2014年12月31日 星期三

ARM CPUs for French cloud provider

Iliad, the French provider of telecommunications services, launches a cloud service next month based on ARM-based servers which it has built in-house using Marvell chips.


18 servers – each with a quad-core CPU – can fit onto a blade, and 16 blades can fit in a chassis.


The service starts in mid-January and is provided by Iliad subsidiary Online.


ARM saw server chip revenues for the first time this year.


Earlier this year, HP brought out two ARM-based servers – the ProLiant M400 with a 2.4GHz ARMv8-based Applied Micro X-Gene eight-core SoC and M800 which has a 32-bit Texas Instruments quad-core 1GHz ARM Cortex-A15 with eight DSP cores.
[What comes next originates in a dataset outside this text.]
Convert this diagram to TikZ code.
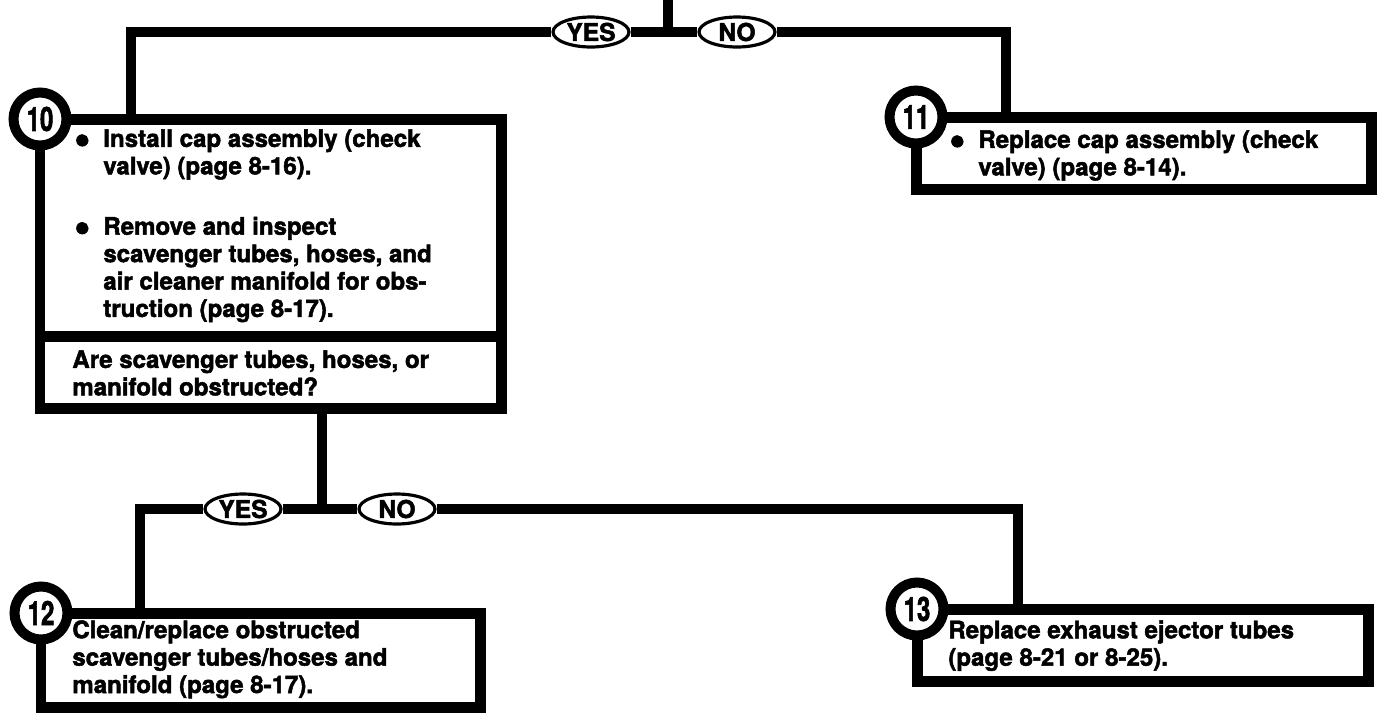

The M800 is aimed at “businesses wanting VOIP/LTE, seismic processing and/or real-time video transcoding while saving on energy, space and cost,” says HP.. Customers for it include the US Department of Energy’s Sandia National Labs and the University of Utah.


The M400 is for tasks like web caching and PayPal is one customer for it.


Three chip-makers have announced 64-bit ARM v8 chips to go into the server and networking markets.


The Big Beast is the 48 core v8 64-bit 2.5GHz Cavium processor called ThunderX. “ThunderX will enable Cavium to be the first ARM-based vendor to deliver the performance and features required by today’s volume server market at half the power and significantly lower cost compared to competing solutions,” says processor guru Linley Gwennap.


As well as ThunderX, there’s Applied Micro’s eight v8 core X-Gene processor and AMD’s eight v8 core Seattle processor.


ARM vp Pete Hutton sees the server market as a 50 million unit a year opportunity and ARM aspires to a 5-10% market share by 2017. This year it expects a ‘single digit percentage’ share.


However analysts Canaccord reckon ARM server CPUs will have a 20% share of the server chip market by 2018.


Analysts Moor Insights say that, over three years, the cost of buying and running ARM servers could be 35% less than x86 and they use two thirds the number of physical racks.